If you end up going with an interchangeable lens camera, you’ll have to decide whether you want a mirrorless or DSLR camera. Both cameras offer high-quality designs that will produce stellar images. But the difference between these cameras comes in battery life, viewfinders, and ergonomics.

DSLRs take advantage by providing larger bodies, accommodating higher capacity batteries that mostly outperform all mirrorless cameras. Their larger sizes also help them provide better handling and bulkier grips.

Mirrorless cameras, however, offer an electronic viewfinder, providing real-time feedback of the final image. They also provide a better live view shooting experience, with superior autofocusing performance and more versatile LCD screens. But, they often struggle to produce more than 400 images before dying. And their ergonomics are often lacking. Even so, they’re the better option if you want real-time feedback and superior autofocusing performance.

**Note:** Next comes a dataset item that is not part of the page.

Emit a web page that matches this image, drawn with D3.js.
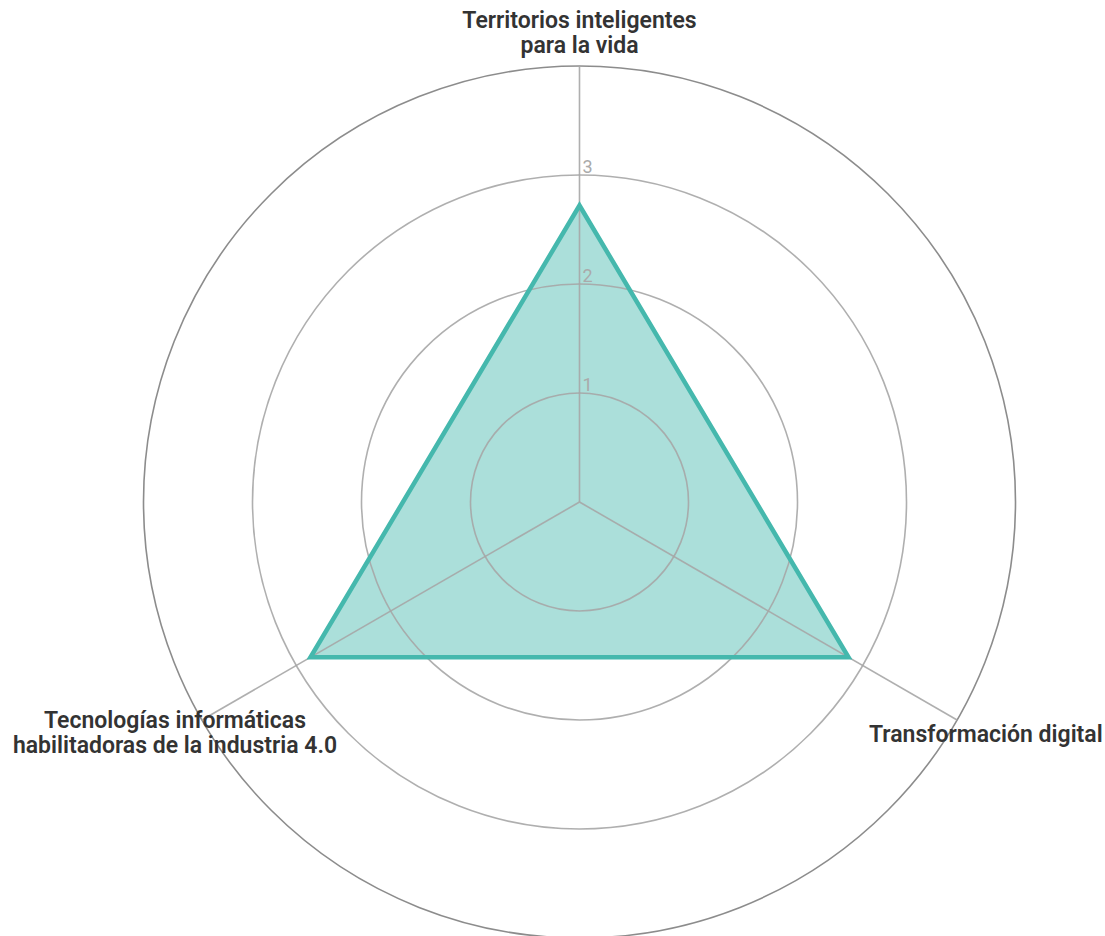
<!DOCTYPE html>
<html><head><meta charset="utf-8">
<script src="https://cdn.jsdelivr.net/npm/d3@7"></script>
<style>body{margin:0;background:#fff}svg{display:block}</style>
</head><body>
<svg id="c" width="1105" height="936"></svg>
<script>
const categories = [
  ["Territorios inteligentes", "para la vida"],
  ["Transformación digital"],
  ["Tecnologías informáticas", "habilitadoras de la industria 4.0"]
];
const values = [2.72, 2.85, 2.85];
const ticks = [1, 2, 3];
const rings = [1, 2, 3, 4];
const maxValue = 4;

const svg = d3.select("#c");
const cx = 579.5, cy = 502, R = 436;
const g = svg.append("g").attr("transform", `translate(${cx},${cy})`);
const r = d3.scaleLinear().domain([0, maxValue]).range([0, R]);
const angle = d3.scaleLinear().domain([0, categories.length]).range([0, 2 * Math.PI]);
const pt = (i, v) => [r(v) * Math.sin(angle(i)), -r(v) * Math.cos(angle(i))];

const line = d3.lineRadial().angle((d, i) => angle(i)).radius(d => r(d)).curve(d3.curveLinearClosed);
g.append("path").datum(values).attr("d", line)
  .attr("fill", "#45b8ad").attr("fill-opacity", 0.45).attr("stroke", "none");

g.selectAll("circle.ring").data(rings).join("circle")
  .attr("r", d => r(d)).attr("fill", "none")
  .attr("stroke", d => d === maxValue ? "#7f7f7f" : "#a6a6a6")
  .attr("stroke-width", 1.6).attr("stroke-opacity", 0.9);

g.selectAll("line.axis").data(categories).join("line")
  .attr("x1", 0).attr("y1", 0)
  .attr("x2", (d, i) => pt(i, maxValue)[0]).attr("y2", (d, i) => pt(i, maxValue)[1])
  .attr("stroke", "#a6a6a6").attr("stroke-width", 1.6).attr("stroke-opacity", 0.9);

g.append("path").datum(values).attr("d", line)
  .attr("fill", "none").attr("stroke", "#45b8ad").attr("stroke-width", 4.5)
  .attr("stroke-linejoin", "miter");

g.selectAll("text.tick").data(ticks).join("text")
  .attr("x", 3).attr("y", d => -r(d) - 2)
  .attr("fill", "#aaaaaa").attr("font-family", "Roboto, sans-serif").attr("font-size", 18)
  .text(d => d);

const labelPos = [
  {x: 0, y: -R - 38, anchor: "middle"},
  {x: 289.5, y: 240, anchor: "start"},
  {x: -404.5, y: 226, anchor: "middle"}
];
categories.forEach((lines, i) => {
  const p = labelPos[i];
  const t = g.append("text").attr("text-anchor", p.anchor)
    .attr("font-family", "Roboto, sans-serif").attr("font-weight", 600)
    .attr("font-size", 23).attr("fill", "#333333")
    .attr("transform", `translate(${p.x},${p.y})`);
  lines.forEach((s, j) => t.append("tspan").attr("x", 0).attr("y", j * 25).text(s));
});
</script>
</body></html>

Sensor Size & Image Quality 

Sensor size is a consideration if you plan to print your images, shoot in low light, or want background blur when shooting portraits. Otherwise, a compact camera is perfect and offers excellent image quality. But, if you shoot in low light, at a higher ISO setting, say ISO 800, you will see noise. Here the images will start to lose detail, and the prints will also suffer. And if you also want maximum background blur when shooting portraits, you’ll struggle to do so with most compact cameras. So, in these cases, opt for an interchangeable lens camera with an APS-C or full-frame sensor.

Autofocus

Not all cameras have reliable focusing, and the focusing abilities do vary between cameras. But, in general, if you get a camera released from 2017 onward, you can expect the autofocus to be good. But older-generation cameras will have poor autofocus tracking and won’t focus on moving subjects reliably. In those cases, you’ll have to use single-shot AF and focus by hand.

Stabilization

If you plan on shooting handheld often, you’ll want a stabilized lens. A stabilized lens will help reduce camera shake when holding the camera and allow you to shoot at a slower shutter speed. Doing so ensures you get sharper photos with less noise, especially at night.

Manual Control

Having some manual control over the photography process is wise, as every once in a while, you’ll want to make changes. So looking for cameras with some level of control over exposure settings is a must. Otherwise, you’ll have to use the camera judgment alone.

Ease of Use

If you’re a beginner, you’ll want to look for a camera that’s easy to use and intuitive to learn. The last thing you’d want is an overly complex camera ruining your experience. And a camera is a little good if you can’t find the settings needed to produce quality images. Thus, the camera should be accessible and have the most often used options at the forefront with simple menus.

Battery Life

Battery life is often overlooked. But, it’s vital so you can avoid the camera dying before a key moment. Generally, most cameras offer between 250-400 shots on a single charge. More advanced features like Wi-Fi, 4K video, stabilization, and touchscreen quickly lessen that though. So it’s a wise idea to purchase a spare battery with any camera. Otherwise, be on the lookout for cameras with USB charging so that you can charge on the go.

Size & Weight

If you plan on taking photos on the go most of the time, you’ll want a lightweight and easy-to-carry camera. In those cases, look for cameras that weigh around 500 grams or less. You can find the camera’s weight on the manufacturer’s listing. But, cameras at this weight are lightweight and easy to travel with. But, if you don’t plan on traveling often, then look for a camera with more comfortable ergonomics instead.

Extras

You may want to also look into bonus features such as HDR, panorama, focus stacking, and focus bracketing. Not all cameras offer these features. But, if they do, they’ll help capture better images as you progress.